Esther Grether
Swiss art collector and businesswoman (1936–2025)
From Wikipedia, the free encyclopedia
Esther Grether (nee Kast, 4 April 1936[1] – 27 August 2025) was a Swiss art collector and businesswoman. In August 2025, Forbes estimated her net worth at US$2.3 billion.
4 April 1936
Esther Grether | |
|---|---|
| Born | Esther Kast 4 April 1936 Basel, Switzerland |
| Died | (aged 89) Basel, Switzerland |
| Occupations | Chair, Doetsch Grether Group |
| Known for | Art collector |
| Spouse |
Hans Grether (died 1975) |
| Children | 2 |
Background
Business
Grether inherited a beauty and health care products company from her late husband Hans Grether in 1975 that she continued to run with her two children.[2] She was chair of the Basel-based Doetsch Grether Group for more than thirty years.[3] She was on the Swatch Group's board of directors from 1986 to 2014.[3]
In 2013 Forbes magazine estimated she and her family's net worth at US$1.5 billion.[2]
Art collection
Grether possessed one of the most valuable private collections of 20th-century art in the world.
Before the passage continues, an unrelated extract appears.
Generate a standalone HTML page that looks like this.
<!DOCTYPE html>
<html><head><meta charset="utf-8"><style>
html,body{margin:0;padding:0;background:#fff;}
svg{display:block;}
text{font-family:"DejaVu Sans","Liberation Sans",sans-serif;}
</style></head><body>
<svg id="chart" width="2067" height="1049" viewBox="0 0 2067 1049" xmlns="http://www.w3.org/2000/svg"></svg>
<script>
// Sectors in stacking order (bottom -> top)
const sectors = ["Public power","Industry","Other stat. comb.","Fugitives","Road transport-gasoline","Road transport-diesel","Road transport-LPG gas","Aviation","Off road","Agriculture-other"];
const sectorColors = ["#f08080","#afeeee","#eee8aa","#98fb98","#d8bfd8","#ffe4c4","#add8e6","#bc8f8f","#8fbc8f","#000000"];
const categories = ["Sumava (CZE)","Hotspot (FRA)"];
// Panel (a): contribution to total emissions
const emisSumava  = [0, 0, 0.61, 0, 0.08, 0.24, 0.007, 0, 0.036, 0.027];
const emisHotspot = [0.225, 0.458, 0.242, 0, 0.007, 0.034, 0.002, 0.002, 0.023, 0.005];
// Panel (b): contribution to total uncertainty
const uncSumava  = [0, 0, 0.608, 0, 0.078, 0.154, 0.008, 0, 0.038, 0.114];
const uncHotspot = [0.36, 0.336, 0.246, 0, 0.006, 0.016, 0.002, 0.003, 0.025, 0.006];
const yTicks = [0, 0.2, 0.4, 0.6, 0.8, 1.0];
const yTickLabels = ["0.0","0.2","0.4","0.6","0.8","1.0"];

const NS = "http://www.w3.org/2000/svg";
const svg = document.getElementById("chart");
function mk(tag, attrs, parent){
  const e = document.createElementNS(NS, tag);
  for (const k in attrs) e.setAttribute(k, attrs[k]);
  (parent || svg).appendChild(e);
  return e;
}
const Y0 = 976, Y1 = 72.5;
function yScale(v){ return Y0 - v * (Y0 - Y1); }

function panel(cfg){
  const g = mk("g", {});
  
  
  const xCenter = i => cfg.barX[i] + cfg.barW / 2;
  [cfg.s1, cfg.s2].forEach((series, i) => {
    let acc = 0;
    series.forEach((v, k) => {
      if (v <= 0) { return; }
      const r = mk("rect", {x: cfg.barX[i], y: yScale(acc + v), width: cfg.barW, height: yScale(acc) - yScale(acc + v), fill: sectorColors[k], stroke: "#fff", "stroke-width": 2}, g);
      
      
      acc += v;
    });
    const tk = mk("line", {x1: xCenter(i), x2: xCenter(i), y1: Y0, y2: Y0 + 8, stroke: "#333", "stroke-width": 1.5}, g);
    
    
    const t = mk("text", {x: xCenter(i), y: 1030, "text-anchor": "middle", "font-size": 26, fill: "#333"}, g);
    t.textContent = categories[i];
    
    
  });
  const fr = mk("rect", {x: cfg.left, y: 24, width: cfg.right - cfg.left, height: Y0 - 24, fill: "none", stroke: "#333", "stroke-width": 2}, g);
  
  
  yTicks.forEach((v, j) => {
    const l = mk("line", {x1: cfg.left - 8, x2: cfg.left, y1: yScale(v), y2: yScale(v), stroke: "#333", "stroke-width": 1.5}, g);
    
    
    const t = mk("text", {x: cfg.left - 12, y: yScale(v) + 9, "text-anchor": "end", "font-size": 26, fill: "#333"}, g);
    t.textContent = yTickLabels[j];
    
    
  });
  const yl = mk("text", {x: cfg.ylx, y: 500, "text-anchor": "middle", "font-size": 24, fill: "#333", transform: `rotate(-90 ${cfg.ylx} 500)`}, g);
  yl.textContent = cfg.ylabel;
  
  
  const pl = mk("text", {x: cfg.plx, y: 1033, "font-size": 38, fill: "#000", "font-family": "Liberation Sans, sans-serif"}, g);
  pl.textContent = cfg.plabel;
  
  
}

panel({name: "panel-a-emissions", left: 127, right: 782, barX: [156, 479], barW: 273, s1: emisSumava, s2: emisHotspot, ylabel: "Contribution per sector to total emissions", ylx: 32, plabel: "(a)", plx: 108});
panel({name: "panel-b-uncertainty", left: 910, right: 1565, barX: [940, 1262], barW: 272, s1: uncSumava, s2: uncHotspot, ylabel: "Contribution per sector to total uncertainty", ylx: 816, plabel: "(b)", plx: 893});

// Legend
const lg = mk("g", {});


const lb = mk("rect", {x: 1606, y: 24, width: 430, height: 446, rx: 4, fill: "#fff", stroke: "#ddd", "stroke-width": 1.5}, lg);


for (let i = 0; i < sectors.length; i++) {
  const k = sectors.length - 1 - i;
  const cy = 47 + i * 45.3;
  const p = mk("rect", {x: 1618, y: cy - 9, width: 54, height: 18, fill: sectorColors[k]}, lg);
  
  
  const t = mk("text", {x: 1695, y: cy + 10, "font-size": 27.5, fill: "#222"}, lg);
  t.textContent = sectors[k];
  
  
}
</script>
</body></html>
Her collection reportedly included more than 600 pieces and included works by Pablo Picasso, Paul Cézanne, Salvador Dalí, Francis Bacon, and Alberto Giacometti.[2] The collection was kept in a converted printing factory which was also her home.[4] Grether owned Bacon's Triptych, May–June 1973 (one of Bacon's three "Black Triptychs"[5]) which she purchased at auction in 1989 for $6.3 million, a record price for a Bacon painting at that time. She is also believed to have owned three other Bacon triptychs from the 1970s.[6][7]
In December 1962, it was thanks to a bank guarantee provided by Hans Grether, secured on Doetsch Grether shares, that the Basel art dealer Ernst Beyeler was able to buy the American collector G. David Thompson's entire collection of 70 Giacometti works.[8] She died in Basel on 27 August 2025, at the age of 89.[9]